Dabble: the friendly drafter
Clean, cloud-synced, easy to learn, with the excellent Plot Grid for thread mapping. Its story notes are text-only and shallow for fantasy-scale worlds, and the subscription compounds over a series. Best for fantasy writers with contained casts who value multi-device drafting.
World Anvil and Campfire: worldbuilding cathedrals
Both are worldbuilding-first platforms: World Anvil as a deep (sometimes overwhelming) wiki ecosystem with community features, Campfire as modular tools purchased à la carte. Both excel at encyclopedic worldbuilding and both share a structural cost: the world lives in one app and the manuscript in another, which reintroduces the context-switching the whole exercise was meant to solve. Best for worldbuilding as a hobby in itself, GM-style world publishing, or canons shared with collaborators.
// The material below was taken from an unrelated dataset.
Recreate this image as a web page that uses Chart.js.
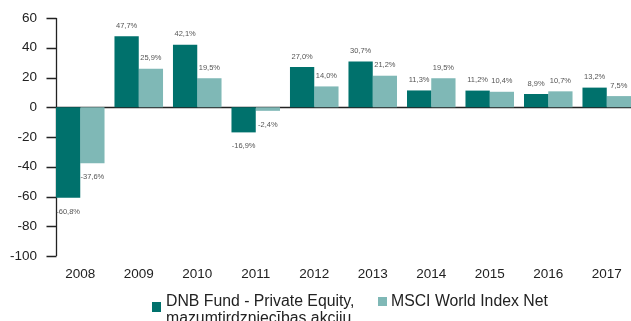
<!DOCTYPE html>
<html lang="lv">
<head>
<meta charset="utf-8">
<title>DNB Fund - Private Equity</title>
<script src="https://cdn.jsdelivr.net/npm/chart.js@4/dist/chart.umd.min.js"></script>
<style>
    html, body {
        margin: 0;
        padding: 0;
        background: #fff;
        overflow: hidden;
    }
    .chart-wrap {
        position: relative;
        width: 636px;
        height: 321px;
    }
    .legend {
        font-family: "Liberation Sans", Arial, sans-serif;
        font-size: 15.8px;
        line-height: 17px;
        color: #222;
    }
    .legend .box {
        position: absolute;
        width: 9px;
        height: 10px;
    }
    .legend .text {
        position: absolute;
        top: 292px;
        white-space: nowrap;
    }
</style>
</head>
<body>
<div class="chart-wrap">
    <canvas id="returnsChart" width="636" height="321"></canvas>
    <div class="legend">
        <span class="box" id="legendBoxFund" style="left:152px;top:302px;"></span>
        <span class="text" style="left:166px;">DNB Fund - Private Equity,<br>mazumtirdzniecības akciju</span>
        <span class="box" id="legendBoxIndex" style="left:378px;top:297px;height:9px;"></span>
        <span class="text" style="left:391px;">MSCI World Index Net</span>
    </div>
</div>
<script>
// Yearly returns, %
const years = ['2008', '2009', '2010', '2011', '2012', '2013', '2014', '2015', '2016', '2017'];
const fundReturns = [-60.8, 47.7, 42.1, -16.9, 27.0, 30.7, 11.3, 11.2, 8.9, 13.2];
const indexReturns = [-37.6, 25.9, 19.5, -2.4, 14.0, 21.2, 19.5, 10.4, 10.7, 7.5];
const seriesNames = ['DNB Fund - Private Equity, mazumtirdzniecības akciju', 'MSCI World Index Net'];

const yMin = -100;
const yMax = 60;
const yStep = 20;

const COLOR_FUND = '#00716c';
const COLOR_INDEX = '#7fb8b6';
const FONT = '"Liberation Sans", Arial, sans-serif';

// Format a return like 47,7%
function formatPercent(value) {
    return value.toFixed(1).replace('.', ',') + '%';
}

// Axis line, tick marks and zero line, starting at the first bar
const axisLines = {
    id: 'axisLines',
    beforeDatasetsDraw(chart) {
        const ctx = chart.ctx;
        const y = chart.scales.y;
        const first = chart.getDatasetMeta(0).data[0];
        const axisX = Math.round(first.x - first.width / 2) + 0.5;
        const zeroY = Math.round(y.getPixelForValue(0)) + 0.5;

        ctx.save();
        ctx.strokeStyle = '#222';
        ctx.lineWidth = 1.3;
        ctx.beginPath();
        ctx.moveTo(axisX, y.top);
        ctx.lineTo(axisX, y.bottom);
        y.ticks.forEach(t => {
            const py = Math.round(y.getPixelForValue(t.value)) + 0.5;
            ctx.moveTo(axisX - 10, py);
            ctx.lineTo(axisX, py);
        });
        ctx.moveTo(axisX, zeroY);
        ctx.lineTo(chart.chartArea.right, zeroY);
        ctx.stroke();
        ctx.restore();
    }
};

// Value labels above positive bars and below negative ones
const valueLabels = {
    id: 'valueLabels',
    afterDatasetsDraw(chart) {
        const ctx = chart.ctx;
        ctx.save();
        ctx.font = '7.5px ' + FONT;
        ctx.fillStyle = '#555';
        ctx.textAlign = 'center';
        ctx.textBaseline = 'middle';
        chart.data.datasets.forEach((ds, i) => {
            chart.getDatasetMeta(i).data.forEach((bar, j) => {
                const v = ds.data[j];
                const ty = v >= 0 ? bar.y - 10.5 : bar.y + 14;
                ctx.fillText(formatPercent(v), bar.x, ty);
            });
        });
        ctx.restore();
    }
};

function initReturnsChart() {
    const ctx = document.getElementById('returnsChart').getContext('2d');

    const data = {
        labels: years,
        datasets: [{
            label: seriesNames[0],
            data: fundReturns,
            backgroundColor: COLOR_FUND
        }, {
            label: seriesNames[1],
            data: indexReturns,
            backgroundColor: COLOR_INDEX
        }]
    };

    const config = {
        type: 'bar',
        data: data,
        options: {
            responsive: false,
            animation: false,
            devicePixelRatio: 1,
            layout: {
                padding: { top: 18, left: 0, right: 0, bottom: 0 }
            },
            datasets: {
                bar: {
                    categoryPercentage: 0.83,
                    barPercentage: 1.0
                }
            },
            plugins: {
                legend: { display: false },
                tooltip: { enabled: false }
            },
            scales: {
                x: {
                    grid: { display: false, drawTicks: false },
                    border: { display: false },
                    ticks: {
                        color: '#222',
                        font: { family: FONT, size: 13.5 },
                        padding: 10,
                        maxRotation: 0
                    },
                    afterFit: scale => { scale.height = 65; }
                },
                y: {
                    min: yMin,
                    max: yMax,
                    grid: { display: false, drawTicks: false },
                    border: { display: false },
                    ticks: {
                        stepSize: yStep,
                        color: '#222',
                        font: { family: FONT, size: 13.5 },
                        padding: 14
                    },
                    // fixed width; label padding should not shrink the plot vertically
                    afterFit: scale => {
                        scale.width = 51;
                        scale.paddingTop = 0;
                        scale.paddingBottom = 0;
                    }
                }
            }
        },
        plugins: [axisLines, valueLabels]
    };

    new Chart(ctx, config);
}

document.addEventListener('DOMContentLoaded', () => {
    document.getElementById('legendBoxFund').style.background = COLOR_FUND;
    document.getElementById('legendBoxIndex').style.background = COLOR_INDEX;
    initReturnsChart();
});
</script>
</body>
</html>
If the goal is finishing novels, a bible beside the manuscript beats a wiki in another tab; the story-first method explains why.
Atticus: the finisher
Not a drafting recommendation but a pipeline one: when the fantasy novel is done, Atticus ($147 one-time) turns it into professional print and ebook files. Pairs with any drafting tool above.
FAQ
What app do most fantasy writers use? Word, Google Docs, and Scrivener by volume, usually with a sidecar of spreadsheets and notes apps. The sidecar is the problem the newer tools compete to solve.
What is the best app for worldbuilding? For worldbuilding as its own pursuit, World Anvil or Campfire. For worldbuilding in service of finishing novels, a tracking system beside the manuscript; that is Bramble's approach. Full breakdown in our worldbuilding software guide.
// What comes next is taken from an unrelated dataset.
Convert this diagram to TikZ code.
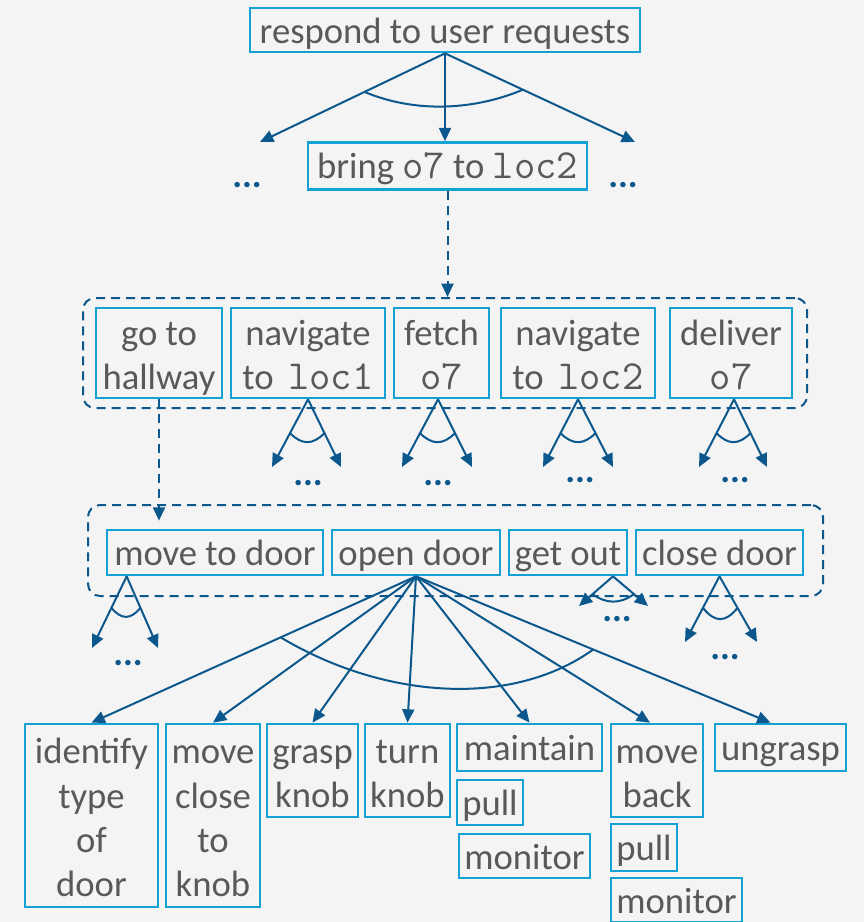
\documentclass[tikz,border=0pt]{standalone}
\usepackage{fontspec}
\setmainfont{Carlito}
\usetikzlibrary{arrows.meta}
\usetikzlibrary{calc}
\definecolor{boxblue}{RGB}{20,162,212}
\definecolor{linkblue}{RGB}{12,88,140}
\definecolor{txtgray}{RGB}{89,89,89}
\definecolor{bggray}{RGB}{244,244,244}
\newcommand{\tstrut}{\rule[-4.5pt]{0pt}{28.5pt}}
\newcommand{\hstrut}{\rule{0pt}{26.5pt}}
\newcommand{\code}[1]{{\fontsize{31}{33.2}\selectfont\ttfamily #1}}

\begin{document}
\begin{tikzpicture}[x=0.75pt,y=0.75pt,yscale=-1,xscale=1,
  task/.style={draw=boxblue, line width=2pt, inner sep=0pt, align=center, text=txtgray,
    font=\fontsize{27.5}{33.2}\selectfont, execute at begin node=\tstrut, execute at end node=\tstrut},
  group/.style={draw=linkblue, line width=1.5pt, dash pattern=on 6.75pt off 4.5pt, rounded corners=9pt, inner sep=0pt},
  link/.style={draw=linkblue, line width=1.5pt, -{Triangle[length=10pt,width=9pt]}},
  dlink/.style={link, dash pattern=on 6.75pt off 4.5pt},
  andarc/.style={draw=linkblue, line width=1.5pt},
  more/.style={text=linkblue, inner sep=0pt, font=\fontsize{27.5}{33.2}\selectfont\bfseries}]
\path[use as bounding box, fill=bggray] (0,0) rectangle (864,922);

%Shape: Rectangle [top]
\node[task, minimum width=292.5pt, minimum height=33pt] (resp) at (445,30) {respond to user requests};
\node[task, minimum width=209.25pt, minimum height=35.25pt] (bring) at (447.5,166) {bring \code{o7} to \code{loc2}};

%Shape: Rectangle [dashed groups]
\node[group, minimum width=543pt, minimum height=82.5pt] (grpA) at (445,353) {};
\node[group, minimum width=551.25pt, minimum height=68.25pt] (grpB) at (455.5,550.5) {};

%Shape: Rectangle [first method]
\node[task, minimum width=94.5pt, minimum height=67.5pt] (hall) at (159,353) {\hstrut go to\\hallway};
\node[task, minimum width=115.5pt, minimum height=67.5pt] (nav1) at (308,353) {\hstrut navigate\\to\hspace{0.4em}\code{loc1}};
\node[task, minimum width=71.25pt, minimum height=67.5pt] (fetch) at (441.5,353) {\hstrut fetch\\\code{o7}};
\node[task, minimum width=115.5pt, minimum height=67.5pt] (nav2) at (578,353) {\hstrut navigate\\to\hspace{0.4em}\code{loc2}};
\node[task, minimum width=91.5pt, minimum height=67.5pt] (deliv) at (731,353) {\hstrut deliver\\\code{o7}};

%Shape: Rectangle [second method]
\node[task, minimum width=162pt, minimum height=33.75pt] (mtd) at (215,552.5) {move to door};
\node[task, minimum width=126pt, minimum height=33.75pt] (opd) at (416,552.5) {open door};
\node[task, minimum width=88.5pt, minimum height=33.75pt] (gout) at (568,552.5) {get out};
\node[task, minimum width=125.25pt, minimum height=33.75pt] (cld) at (719.5,552.5) {close door};

%Shape: Rectangle [third method]
\node[task, minimum width=99.75pt, minimum height=137.25pt] (ident) at (91.5,815.5) {\hstrut identify\\type\\of\\door};
\node[task, minimum width=70.5pt, minimum height=137.25pt] (mclose) at (213,815.5) {\hstrut move\\close\\to\\knob};
\node[task, minimum width=68.25pt, minimum height=69.75pt] (grasp) at (312.5,770.5) {\hstrut grasp\\knob};
\node[task, minimum width=63.75pt, minimum height=69.75pt] (turn) at (407.5,770.5) {\hstrut turn\\knob};
\node[task, minimum width=108.75pt, minimum height=35.25pt] (maint) at (529.5,747.5) {maintain};
\node[task, minimum width=49.5pt, minimum height=33.75pt] (pullA) at (490,802.5) {pull};
\node[task, minimum width=98.25pt, minimum height=33pt] (monA) at (524.5,856) {monitor};
\node[task, minimum width=69pt, minimum height=69.75pt] (mback) at (657,770.5) {\hstrut move\\back};
\node[task, minimum width=49.5pt, minimum height=35.25pt] (pullB) at (644,847.5) {pull};
\node[task, minimum width=98.25pt, minimum height=33pt] (monB) at (676.5,900) {monitor};
\node[task, minimum width=98.25pt, minimum height=35.25pt] (ungr) at (780.5,747.5) {ungrasp};

% Text Node [more subtasks]
\node[more] (dTL) at (247,185) {...};
\node[more] (dTR) at (623,185) {...};
\node[more] (dN1) at (308,483) {...};
\node[more] (dF) at (438,483) {...};
\node[more] (dN2) at (580,480) {...};
\node[more] (dD) at (735,480) {...};
\node[more] (dM) at (128,663) {...};
\node[more] (dG) at (617,619) {...};
\node[more] (dC) at (725,657) {...};

%Straight Lines [top fan]
\coordinate (tL) at (260,142);
\coordinate (tR) at (635,142);
\draw[link] (resp.south) -- (tL);
\draw[link] (resp.south) -- (resp.south |- bring.north);
\draw[link] (resp.south) -- (tR);
%Curve Lines
\draw[andarc] ($(resp.south)!0.435!(tL)$) .. controls +(50,21) and +(-50,21) .. ($(resp.south)!0.41!(tR)$);

%Straight Lines [refinements]
\draw[dlink] (bring.south) -- (bring.south |- grpA.north);
\draw[dlink, shorten >=6pt] (hall.south) -- (hall.south |- mtd.north);

%Straight Lines [first method fans]
\coordinate (n1L) at (272,467);
\coordinate (n1R) at (341,467);
\draw[link] (nav1.south) -- (n1L);
\draw[link] (nav1.south) -- (n1R);
\draw[andarc] ($(nav1.south)!0.5!(n1L)$) .. controls +(12,12) and +(-12,12) .. ($(nav1.south)!0.5!(n1R)$);
\coordinate (fL) at (402,467);
\coordinate (fR) at (472,467);
\draw[link] ([xshift=-2.6pt]fetch.south) -- (fL);
\draw[link] ([xshift=-2.6pt]fetch.south) -- (fR);
\draw[andarc] ($([xshift=-2.6pt]fetch.south)!0.5!(fL)$) .. controls +(12,12) and +(-12,12) .. ($([xshift=-2.6pt]fetch.south)!0.5!(fR)$);
\coordinate (n2L) at (543,467);
\coordinate (n2R) at (613,467);
\draw[link] (nav2.south) -- (n2L);
\draw[link] (nav2.south) -- (n2R);
\draw[andarc] ($(nav2.south)!0.5!(n2L)$) .. controls +(12,12) and +(-12,12) .. ($(nav2.south)!0.5!(n2R)$);
\coordinate (dlL) at (699,467);
\coordinate (dlR) at (767,467);
\draw[link] ([xshift=2.25pt]deliv.south) -- (dlL);
\draw[link] ([xshift=2.25pt]deliv.south) -- (dlR);
\draw[andarc] ($([xshift=2.25pt]deliv.south)!0.5!(dlL)$) .. controls +(12,12) and +(-12,12) .. ($([xshift=2.25pt]deliv.south)!0.5!(dlR)$);

%Straight Lines [second method fans]
\coordinate (mO) at ([xshift=15.75pt]mtd.south west);
\coordinate (mL) at (92,648);
\coordinate (mR) at (158,648);
\draw[link] (mO) -- (mL);
\draw[link] (mO) -- (mR);
\draw[andarc] ($(mO)!0.44!(mL)$) .. controls +(10,12) and +(-10,12) .. ($(mO)!0.44!(mR)$);
\coordinate (gO) at ([xshift=33.75pt]gout.south);
\coordinate (gL) at (579,606);
\coordinate (gR) at (648,606);
\draw[link] (gO) -- (gL);
\draw[link] (gO) -- (gR);
\draw[andarc] ($(gO)!0.6!(gL)$) .. controls +(14,10) and +(-14,10) .. ($(gO)!0.6!(gR)$);
\coordinate (cL) at (685,642);
\coordinate (cR) at (757,642);
\draw[link] (cld.south) -- (cL);
\draw[link] (cld.south) -- (cR);
\draw[andarc] ($(cld.south)!0.48!(cL)$) .. controls +(12,15) and +(-12,15) .. ($(cld.south)!0.48!(cR)$);

%Straight Lines [open door]
\draw[link] (opd.south) -- (ident.north);
\draw[link] (opd.south) -- (mclose.north);
\draw[link] (opd.south) -- (grasp.north);
\draw[link] (opd.south) -- (turn.north);
\draw[link] (opd.south) -- (maint.north);
\draw[link] (opd.south) -- ([xshift=-5.25pt]mback.north);
\draw[link] (opd.south) -- ([xshift=-7.5pt]ungr.north);
%Curve Lines
\draw[andarc] ($(opd.south)!0.417!(ident.north)$) .. controls +(100,60) and +(-84,60) .. ($(opd.south)!0.5!([xshift=-7.5pt]ungr.north)$);

\end{tikzpicture}
\end{document}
Do I need different apps for drafting and worldbuilding? That split is the traditional answer and the source of the two-apps-forever tax. Bramble's premise is that one home beats two.
What about free options? Free tools (Docs plus spreadsheets, or open-source organizers) absolutely ship books. Paid tools earn their price when scale makes the manual system the bottleneck.